Day 12: Mile 115 – 131.5

This morning I woke up early in attempt to budget time for any issues related to water. I was just feeling anxious about the potential water carry given the comments on FarOut. Luckily, it was going to be a cool and cloudy couple of days, which would be a godsend without lots of access to water sources.

After packing up, I spent probably 30 or 40 minutes filtering water, about five liters. I was getting so frustrated by how long the task was taking. Thru-hiking is full of so many “chores” like packing, organizing, filtering, etc. It feels like time is of the essence, too, since every twenty minutes that goes by equates to a mile you could be further down trail. It’s crazy how hard it is to escape feeling like time and to-do lists control your life, even in the middle of the wilderness. My intention is to try to slow down, be present and hopefully avoid feeling too bogged down in the future.

My least favorite camp chore

But due to my late start, I hiked alone most of the day. I felt pretty anxious in the background, about water and about the possibility of it storming since the clouds were rolling in. It’s funny how those two worries existed in my head at once. Soon, though, I got service and a text from hikers up ahead that Mike’s Place did have water. That helped my anxiety a lot, and I promptly watered some of the desert plants with the extra liters I was carrying.

It was a big climb today, I think about 2,700 feet. The desert views were pretty incredible though. So far, the trail hasn’t climbed an extreme amount, so it was actually pretty cool to get such a good view of where I came from. Sometimes it feels good to just lock in on a climb and make it to the top. You could also see a few pine trees start to pop up on the higher parts of the mountains, which I thought was pretty cool. It’s a neat contrast with the desert vegetation that really displays how much I was climbing.

A lone pine tree!

I listened to “UFOF” by Big Thief, which has mystical desert vibes, and really just appreciated the landscape and missed Isabel, since we’re always listening to Big Thief together. I love how music can enhance the experience of the landscape I’m walking through.

I loved the color of these flowers!! Lots of wildflowers were out since it was cool today.

The highlight of the day was getting to this section that was filled with massive sandstone boulders. It was like nothing I had seen on trail so far. I had no idea what the area was called and had no reason to expect it, but it was so jawdropping.

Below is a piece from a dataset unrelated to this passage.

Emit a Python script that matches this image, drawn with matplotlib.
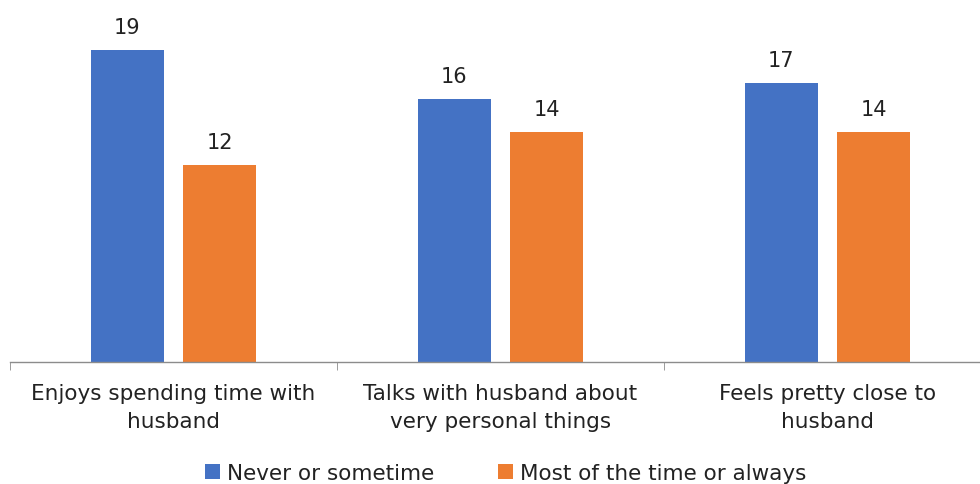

The wind was starting to pick up, and unfortunately my right foot was starting to hurt in a concerning way. I think it was due to the tilt of the trail on the climb, but needless to say, I was ready to be done hiking for the day. It was cold and I was starting to hobble by the time I made it to Mike’s Place.

Mike’s Place had a very strange vibe. It was just this guy’s property that had a water tank and some amenities for hikers, but everything looked a little worse for wear. It just had a weird feeling to it. I met up with my group, and sat in camp chairs for a bit, but didn’t stay long. The wind was howling, and we didn’t want to stay here, which meant I would have to hike more today.

The next spot that was potentially out of the wind was 4 miles away, which meant that I would be hiking about 17 miles total. There wasn’t really another option, so I put on my pack, and got to it.

Views from the climb.

We pushed on to the tent site, and did one last big climb for the day. It was me, Lydia, and Claire keeping the same pace. It was not easy, but I kept going, even though my foot was bothering me. It was nice to hike with the others and commiserate about how terrible the climb was and how tired we were.

We made it to the another tent site that was listed on FarOut, but didn’t stop there. It was literally called “Exposed Tentsite,” the only one called that on the app, and it really did live up to the name. We sat down and looked at the view and laughed about how awful it would be to camp here in the wind we were experiencing.

The exposed tent site was, in fact, exposed.

After a grueling descent, where I was just counting steps to pass time, we finally made it to the campsite. I had such a big day!! I felt so proud of myself for doing the mileage. I was worried about my foot too, but mostly I just wanted to go to bed.

Insane day on trail. I think this is the most miles and elevation I’ve hiked in a day ever.

The group (Rory, Keith, Pete, Snooze, Lydia, and Claire) and I made dinner after setting up our tents. The campsite was extremely tight, and me and Rory were head-to-head in our separate tents. It felt like sleepover.

Tonight there is wind and rain forecasted. I hope I stay dry and that my foot feels better in the morning.

I’ll be leaving San Diego county as of tomorrow!

Day 13: Mile 131.5 – 145.2

Waking up this morning, with my tent wet from rain, I didn’t want to get up and hike. I got ready, though, caught a bit of clearness to pack up most of the way, and then it starting dumping rain. Most people were waiting it out, but I thought that I was already wet, and wanted to get the walking over with, so I set off.

My wind pants are fine in drizzle, but while smacking up against all the wet brush on the trail, my pants got completely soaked. The goal today was to get to the Little Bear Hostel, so I reasoned that I would hopefully be able to dry my stuff there before the day was through.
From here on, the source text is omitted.